## Task goal
Find the lines with "this" in them and copy them out.

(Figure scripts)
——————————

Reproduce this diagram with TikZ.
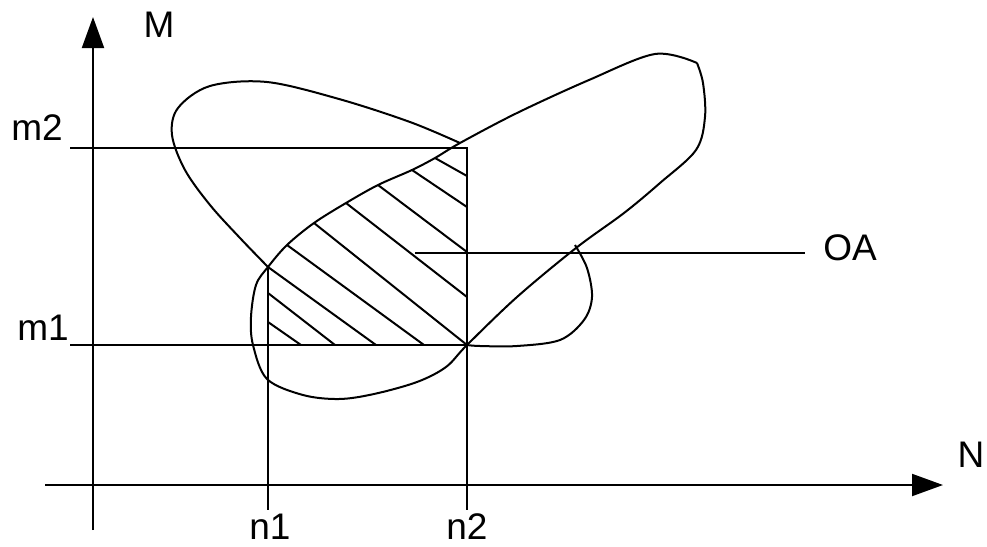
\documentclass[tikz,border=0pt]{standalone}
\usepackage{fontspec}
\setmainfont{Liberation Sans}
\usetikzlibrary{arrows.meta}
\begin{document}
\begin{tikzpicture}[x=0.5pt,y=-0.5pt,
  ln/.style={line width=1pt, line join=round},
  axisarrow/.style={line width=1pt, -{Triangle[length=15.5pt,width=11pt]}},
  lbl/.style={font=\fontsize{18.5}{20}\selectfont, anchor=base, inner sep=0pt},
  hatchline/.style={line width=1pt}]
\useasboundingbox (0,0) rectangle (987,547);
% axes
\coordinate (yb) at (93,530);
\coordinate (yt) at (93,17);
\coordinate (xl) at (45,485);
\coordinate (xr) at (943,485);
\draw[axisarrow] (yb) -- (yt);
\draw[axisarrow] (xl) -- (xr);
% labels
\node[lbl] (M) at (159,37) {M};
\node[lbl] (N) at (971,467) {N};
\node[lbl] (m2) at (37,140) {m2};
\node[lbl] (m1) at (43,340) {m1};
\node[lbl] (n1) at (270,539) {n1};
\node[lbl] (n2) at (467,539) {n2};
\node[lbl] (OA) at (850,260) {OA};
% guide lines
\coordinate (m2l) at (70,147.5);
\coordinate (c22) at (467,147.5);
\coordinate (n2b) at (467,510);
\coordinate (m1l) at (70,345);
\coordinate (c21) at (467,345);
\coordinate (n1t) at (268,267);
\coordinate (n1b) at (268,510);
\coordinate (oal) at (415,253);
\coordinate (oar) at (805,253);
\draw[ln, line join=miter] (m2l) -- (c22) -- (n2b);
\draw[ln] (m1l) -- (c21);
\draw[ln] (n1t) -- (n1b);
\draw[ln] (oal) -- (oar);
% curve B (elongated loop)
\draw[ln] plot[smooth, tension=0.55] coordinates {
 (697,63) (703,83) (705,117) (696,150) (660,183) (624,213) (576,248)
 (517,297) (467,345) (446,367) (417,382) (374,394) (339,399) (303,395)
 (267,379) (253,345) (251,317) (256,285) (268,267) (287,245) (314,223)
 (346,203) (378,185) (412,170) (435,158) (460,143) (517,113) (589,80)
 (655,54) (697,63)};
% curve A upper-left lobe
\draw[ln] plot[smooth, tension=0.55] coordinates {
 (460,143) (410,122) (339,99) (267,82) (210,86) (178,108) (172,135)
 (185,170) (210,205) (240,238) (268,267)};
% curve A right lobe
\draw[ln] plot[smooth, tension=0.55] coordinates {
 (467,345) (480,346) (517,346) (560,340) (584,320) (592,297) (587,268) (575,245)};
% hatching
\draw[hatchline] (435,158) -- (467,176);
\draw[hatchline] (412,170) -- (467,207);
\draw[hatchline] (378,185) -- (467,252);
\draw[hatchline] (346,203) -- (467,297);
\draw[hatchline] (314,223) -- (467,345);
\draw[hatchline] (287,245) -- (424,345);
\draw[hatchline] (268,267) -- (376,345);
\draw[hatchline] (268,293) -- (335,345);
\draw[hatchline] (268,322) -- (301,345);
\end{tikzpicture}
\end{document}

——————————

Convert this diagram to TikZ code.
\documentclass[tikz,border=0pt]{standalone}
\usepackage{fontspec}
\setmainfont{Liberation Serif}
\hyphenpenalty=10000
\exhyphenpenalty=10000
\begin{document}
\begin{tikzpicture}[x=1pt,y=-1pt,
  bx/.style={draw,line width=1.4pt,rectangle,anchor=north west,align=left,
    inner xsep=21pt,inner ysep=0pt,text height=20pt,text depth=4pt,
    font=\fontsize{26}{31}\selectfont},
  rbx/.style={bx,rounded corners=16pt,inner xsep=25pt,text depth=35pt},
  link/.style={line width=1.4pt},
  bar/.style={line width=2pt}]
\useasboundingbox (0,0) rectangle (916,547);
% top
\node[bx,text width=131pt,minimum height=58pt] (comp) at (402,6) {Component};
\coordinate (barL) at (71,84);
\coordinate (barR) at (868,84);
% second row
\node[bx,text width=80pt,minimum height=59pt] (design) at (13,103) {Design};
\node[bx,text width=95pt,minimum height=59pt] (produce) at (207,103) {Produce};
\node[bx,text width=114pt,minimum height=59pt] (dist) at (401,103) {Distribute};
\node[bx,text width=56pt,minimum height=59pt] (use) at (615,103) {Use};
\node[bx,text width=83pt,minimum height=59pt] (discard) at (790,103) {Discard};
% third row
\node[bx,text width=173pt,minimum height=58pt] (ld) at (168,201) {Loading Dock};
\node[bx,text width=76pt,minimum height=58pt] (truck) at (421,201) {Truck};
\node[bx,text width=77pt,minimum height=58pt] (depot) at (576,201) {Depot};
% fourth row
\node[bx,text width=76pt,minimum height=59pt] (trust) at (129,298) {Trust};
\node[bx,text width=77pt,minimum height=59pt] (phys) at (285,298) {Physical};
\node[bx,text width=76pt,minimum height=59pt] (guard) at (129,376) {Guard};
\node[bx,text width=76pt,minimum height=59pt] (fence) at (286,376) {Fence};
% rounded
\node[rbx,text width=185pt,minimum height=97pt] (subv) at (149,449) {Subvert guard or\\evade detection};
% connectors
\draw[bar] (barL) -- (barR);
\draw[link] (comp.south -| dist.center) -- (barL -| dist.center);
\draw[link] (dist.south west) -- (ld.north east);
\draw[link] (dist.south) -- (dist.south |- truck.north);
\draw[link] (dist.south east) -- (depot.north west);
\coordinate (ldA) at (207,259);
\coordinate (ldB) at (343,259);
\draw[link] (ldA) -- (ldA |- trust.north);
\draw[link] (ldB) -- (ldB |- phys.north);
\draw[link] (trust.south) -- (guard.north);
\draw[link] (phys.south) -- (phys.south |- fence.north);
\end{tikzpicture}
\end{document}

——————————

## Finished exercise
Reproduce this diagram with TikZ.
Convert this diagram to TikZ code.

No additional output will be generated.